* _Your task_:
Skip all pictures, then copy the lines from the start of the data through the line with "219, 240.5, 262];", keeping both ends.

* _Information shown_:

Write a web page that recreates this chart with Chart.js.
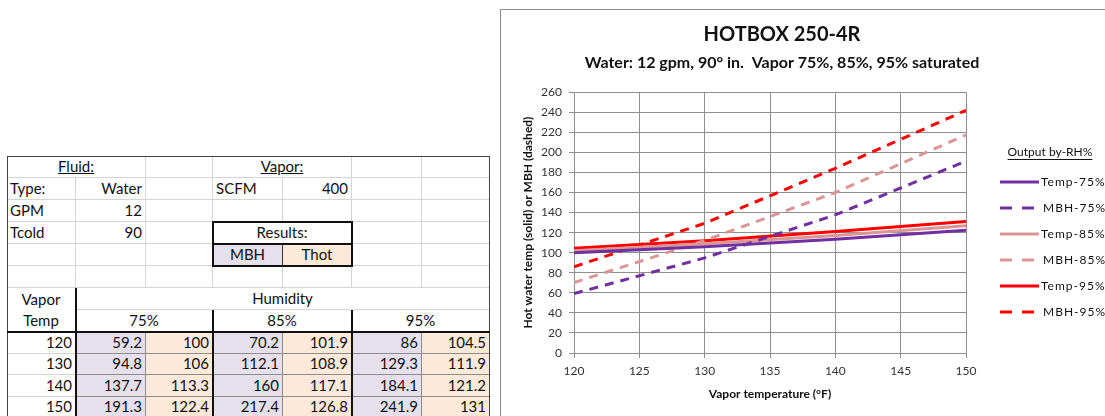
<!DOCTYPE html>
<html>
<head>
<meta charset="utf-8">
<script src="https://cdn.jsdelivr.net/npm/chart.js@4.4.1/dist/chart.umd.min.js"></script>
<style>
  html, body { margin: 0; padding: 0; background: #fff; }
  body { width: 1105px; height: 416px; overflow: hidden; position: relative; font-family: Lato, "Liberation Sans", sans-serif; }
  #sheet { position: absolute; left: 7px; top: 156px; width: 483px; height: 262px; }
  .cell { position: absolute; box-sizing: border-box; border-right: 1px solid #d4d4d4; border-bottom: 1px solid #d4d4d4;
          font-size: 15px; color: #111; display: flex; align-items: center; padding: 0 3px; white-space: nowrap; line-height: 21px; }
  .r { justify-content: flex-end; }
  .c { justify-content: center; text-align: center; }
  .l { justify-content: flex-start; }
  .u { text-decoration: underline; }
  .mbh { background: #e5e0ec; border-color: #8c8c8c; }
  .thot { background: #fde9d9; border-color: #8c8c8c; }
  .line { position: absolute; background: #111; }
  #chartBox { position: absolute; left: 500px; top: 9px; width: 700px; height: 500px; box-sizing: border-box; border: 1px solid #8c8c8c; }
  #chartWrap { position: absolute; left: 500px; top: 0; width: 605px; height: 416px; }
</style>
</head>
<body>
<div id="sheet"></div>
<div id="chartBox"></div>
<div id="chartWrap"><canvas id="hotbox"></canvas></div>
<script>
'use strict';

// ── data ─────────────────────────────────────
const vaporTemps = [120, 130, 140, 150];
const humidities = ['75%', '85%', '95%'];
const mbh75  = [59.2, 94.8, 137.7, 191.3];
const thot75 = [100, 106, 113.3, 122.4];
const mbh85  = [70.2, 112.1, 160, 217.4];
const thot85 = [101.9, 108.9, 117.1, 126.8];
const mbh95  = [86, 129.3, 184.1, 241.9];
const thot95 = [104.5, 111.9, 121.2, 131];
const xTicks = [120, 125, 130, 135, 140, 145, 150];
const yTicks = [0, 20, 40, 60, 80, 100, 120, 140, 160, 180, 200, 220, 240, 260];

// ── spreadsheet block ────────────────────────
(function initSheet() {
  const sheet = document.getElementById('sheet');
  const colX = [0, 69, 139, 206, 276, 345, 415, 483];
  const rowY = [0, 22, 44, 66, 88, 110, 132, 154, 176, 197.5, 219, 240.5, 262];

  const cell = (r, c, rs, cs, text, cls) => {
    const d = document.createElement('div');
    d.className = 'cell ' + (cls || '');
    d.style.left = colX[c] + 'px';
    d.style.top = rowY[r] + 'px';
    d.style.width = (colX[c + cs] - colX[c]) + 'px';
    d.style.height = (rowY[r + rs] - rowY[r]) + 'px';
    d.innerHTML = text;
    sheet.appendChild(d);
  };
  const line = (x, y, w, h, color) => {
    const d = document.createElement('div');
    d.className = 'line';
    d.style.left = x + 'px'; d.style.top = y + 'px';
    d.style.width = w + 'px'; d.style.height = h + 'px';
    if (color) d.style.background = color;
    sheet.appendChild(d);
  };

  // rows 0-5: inputs
  cell(0, 0, 1, 2, '<span class="u">Fluid:</span>', 'c');
  cell(0, 2, 1, 1, '', '');
  cell(0, 3, 1, 2, '<span class="u">Vapor:</span>', 'c');
  cell(0, 5, 1, 1, '', ''); cell(0, 6, 1, 1, '', '');
  const inputs = [
    ['Type:', 'Water', '', 'SCFM', '400', '', ''],
    ['GPM', '12', '', '', '', '', ''],
    ['Tcold', '90', '', null, null, '', ''],
    ['', '', '', null, null, '', ''],
    ['', '', '', '', '', '', ''],
  ];
  inputs.forEach((row, i) => {
    row.forEach((t, c) => {
      if (t === null) return;
      const align = (c === 1 || c === 4) ? 'r' : 'l';
      cell(i + 1, c, 1, 1, t, align);
    });
  });
  cell(3, 3, 1, 2, 'Results:', 'c');
  cell(4, 3, 1, 1, 'MBH', 'c mbh');
  cell(4, 4, 1, 1, 'Thot', 'c thot');

  // rows 6-7: headers
  cell(6, 0, 2, 1, 'Vapor<br>Temp', 'c');
  cell(6, 1, 1, 6, 'Humidity', 'c');
  humidities.forEach((h, i) => cell(7, 1 + i * 2, 1, 2, h, 'c'));

  // data rows
  const mbh = [mbh75, mbh85, mbh95];
  const thot = [thot75, thot85, thot95];
  vaporTemps.forEach((t, i) => {
    cell(8 + i, 0, 1, 1, String(t), 'r');
    for (let k = 0; k < 3; k++) {
      cell(8 + i, 1 + k * 2, 1, 1, String(mbh[k][i]), 'r mbh');
      cell(8 + i, 2 + k * 2, 1, 1, String(thot[k][i]), 'r thot');
    }
  });

  // outer + heavy borders
  line(0, 0, 483, 1, '#444');
  line(0, 0, 1, 262, '#444');
  line(482, 0, 1, 262, '#444');
  line(colX[3] - 1, rowY[3] - 1, colX[5] - colX[3] + 2, 2);
  line(colX[3] - 1, rowY[4] - 1, colX[5] - colX[3] + 2, 2);
  line(colX[3] - 1, rowY[5] - 1, colX[5] - colX[3] + 2, 2);
  line(colX[3] - 1, rowY[3] - 1, 2, rowY[5] - rowY[3] + 2);
  line(colX[5] - 1, rowY[3] - 1, 2, rowY[5] - rowY[3] + 2);
  line(colX[4] - 1, rowY[4], 1, rowY[5] - rowY[4], '#333');
  line(colX[1] - 1, rowY[6], 2, 262 - rowY[6]);
  line(colX[3] - 1, rowY[7], 2, 262 - rowY[7]);
  line(colX[5] - 1, rowY[7], 2, 262 - rowY[7]);
  line(0, rowY[8] - 1, 483, 2);
})();

// ── chart ────────────────────────────────────
(function initChart() {
  const canvas = document.getElementById('hotbox');
  if (!canvas || typeof Chart === 'undefined') return;

  const purple = '#7030a0';
  const pink = '#da9694';
  const red = '#ff0000';
  const pts = (ys) => vaporTemps.map((x, i) => ({ x, y: ys[i] }));
  const solid = (label, ys, color) => ({
    label, data: pts(ys), borderColor: color, backgroundColor: color,
    borderWidth: 3, pointRadius: 0, tension: 0, fill: false,
  });
  const dashed = (label, ys, color) => ({
    ...solid(label, ys, color), borderDash: [9, 7],
  });

  Chart.defaults.font.family = 'Lato, "Liberation Sans", sans-serif';
  Chart.defaults.color = '#222';

  const legendPlugin = {
    id: 'rhLegend',
    afterDraw(chart) {
      const ctx = chart.ctx;
      ctx.save();
      ctx.fillStyle = '#111';
      ctx.font = '12px Lato, sans-serif';
      ctx.textBaseline = 'middle';
      ctx.textAlign = 'center';
      const title = 'Output by-RH%';
      const tw = ctx.measureText(title).width;
      ctx.fillText(title, 550, 152);
      ctx.fillRect(550 - tw / 2, 159, tw, 1);
      ctx.textAlign = 'left';
      chart.data.datasets.forEach((ds, i) => {
        const y = 182 + i * 26;
        ctx.strokeStyle = ds.borderColor;
        ctx.lineWidth = 3;
        ctx.setLineDash(ds.borderDash ? [12, 10] : []);
        ctx.beginPath();
        ctx.moveTo(500, y);
        ctx.lineTo(539, y);
        ctx.stroke();
        ctx.setLineDash([]);
        ctx.letterSpacing = '1px';
        ctx.fillText(ds.label, ds.borderDash ? 543 : 541, y);
      });
      ctx.restore();
    },
  };

  new Chart(canvas, {
    type: 'line',
    data: {
      datasets: [
        solid('Temp-75%', thot75, purple),
        dashed('MBH-75%', mbh75, purple),
        solid('Temp-85%', thot85, pink),
        dashed('MBH-85%', mbh85, pink),
        solid('Temp-95%', thot95, red),
        dashed('MBH-95%', mbh95, red),
      ],
    },
    plugins: [legendPlugin],
    options: {
      responsive: true,
      maintainAspectRatio: false,
      animation: false,
      layout: { padding: { left: 0, right: 41, top: 0, bottom: 0 } },
      plugins: {
        legend: { display: false },
        tooltip: { enabled: false },
        title: {
          display: true, text: 'HOTBOX 250-4R', color: '#111',
          font: { family: '"Liberation Sans Narrow", Lato, sans-serif', size: 20, weight: 'bold' },
          padding: { top: 23, bottom: 3 },
        },
        subtitle: {
          display: true, text: 'Water: 12 gpm, 90\u00b0 in.  Vapor 75%, 85%, 95% saturated', color: '#111',
          font: { size: 16, weight: 'bold' }, padding: { top: 3, bottom: 20 },
        },
      },
      scales: {
        x: {
          type: 'linear', min: 120, max: 150,
          afterBuildTicks: (s) => { s.ticks = xTicks.map((v) => ({ value: v })); },
          afterFit: (s) => { s.height = 63; },
          grid: { color: '#8e8e8e', tickLength: 5 },
          border: { color: '#8e8e8e' },
          ticks: { font: { size: 12 }, color: '#333', padding: 6, maxRotation: 0 },
          title: {
            display: true, text: 'Vapor temperature (\u00b0F)', color: '#111',
            font: { size: 12, weight: 'bold' }, padding: { top: 4, bottom: 15 },
          },
        },
        y: {
          min: 0, max: 260,
          afterBuildTicks: (s) => { s.ticks = yTicks.map((v) => ({ value: v })); },
          afterFit: (s) => { s.width = 74; },
          grid: { color: '#8e8e8e', tickLength: 5 },
          border: { color: '#8e8e8e' },
          ticks: { font: { size: 12 }, color: '#333', padding: 7 },
          title: {
            display: true, text: 'Hot water temp (solid) or MBH (dashed)', color: '#111',
            font: { size: 12, weight: 'bold' }, padding: { top: 21, bottom: 4 },
          },
        },
        // empty right-hand axis: reserves room for the legend column
        legendGap: {
          type: 'linear', position: 'right', min: 0, max: 260,
          afterFit: (s) => { s.width = 98; },
          grid: { display: false, drawOnChartArea: false },
          border: { display: false },
          ticks: { display: false },
        },
      },
    },
  });
})();
</script>
</body>
</html>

* _The reply_:
Write a web page that recreates this chart with Chart.js.
<!DOCTYPE html>
<html>
<head>
<meta charset="utf-8">
<script src="https://cdn.jsdelivr.net/npm/chart.js@4.4.1/dist/chart.umd.min.js"></script>
<style>
  html, body { margin: 0; padding: 0; background: #fff; }
  body { width: 1105px; height: 416px; overflow: hidden; position: relative; font-family: Lato, "Liberation Sans", sans-serif; }
  #sheet { position: absolute; left: 7px; top: 156px; width: 483px; height: 262px; }
  .cell { position: absolute; box-sizing: border-box; border-right: 1px solid #d4d4d4; border-bottom: 1px solid #d4d4d4;
          font-size: 15px; color: #111; display: flex; align-items: center; padding: 0 3px; white-space: nowrap; line-height: 21px; }
  .r { justify-content: flex-end; }
  .c { justify-content: center; text-align: center; }
  .l { justify-content: flex-start; }
  .u { text-decoration: underline; }
  .mbh { background: #e5e0ec; border-color: #8c8c8c; }
  .thot { background: #fde9d9; border-color: #8c8c8c; }
  .line { position: absolute; background: #111; }
  #chartBox { position: absolute; left: 500px; top: 9px; width: 700px; height: 500px; box-sizing: border-box; border: 1px solid #8c8c8c; }
  #chartWrap { position: absolute; left: 500px; top: 0; width: 605px; height: 416px; }
</style>
</head>
<body>
<div id="sheet"></div>
<div id="chartBox"></div>
<div id="chartWrap"><canvas id="hotbox"></canvas></div>
<script>
'use strict';

// ── data ─────────────────────────────────────
const vaporTemps = [120, 130, 140, 150];
const humidities = ['75%', '85%', '95%'];
const mbh75  = [59.2, 94.8, 137.7, 191.3];
const thot75 = [100, 106, 113.3, 122.4];
const mbh85  = [70.2, 112.1, 160, 217.4];
const thot85 = [101.9, 108.9, 117.1, 126.8];
const mbh95  = [86, 129.3, 184.1, 241.9];
const thot95 = [104.5, 111.9, 121.2, 131];
const xTicks = [120, 125, 130, 135, 140, 145, 150];
const yTicks = [0, 20, 40, 60, 80, 100, 120, 140, 160, 180, 200, 220, 240, 260];

// ── spreadsheet block ────────────────────────
(function initSheet() {
  const sheet = document.getElementById('sheet');
  const colX = [0, 69, 139, 206, 276, 345, 415, 483];
  const rowY = [0, 22, 44, 66, 88, 110, 132, 154, 176, 197.5, 219, 240.5, 262];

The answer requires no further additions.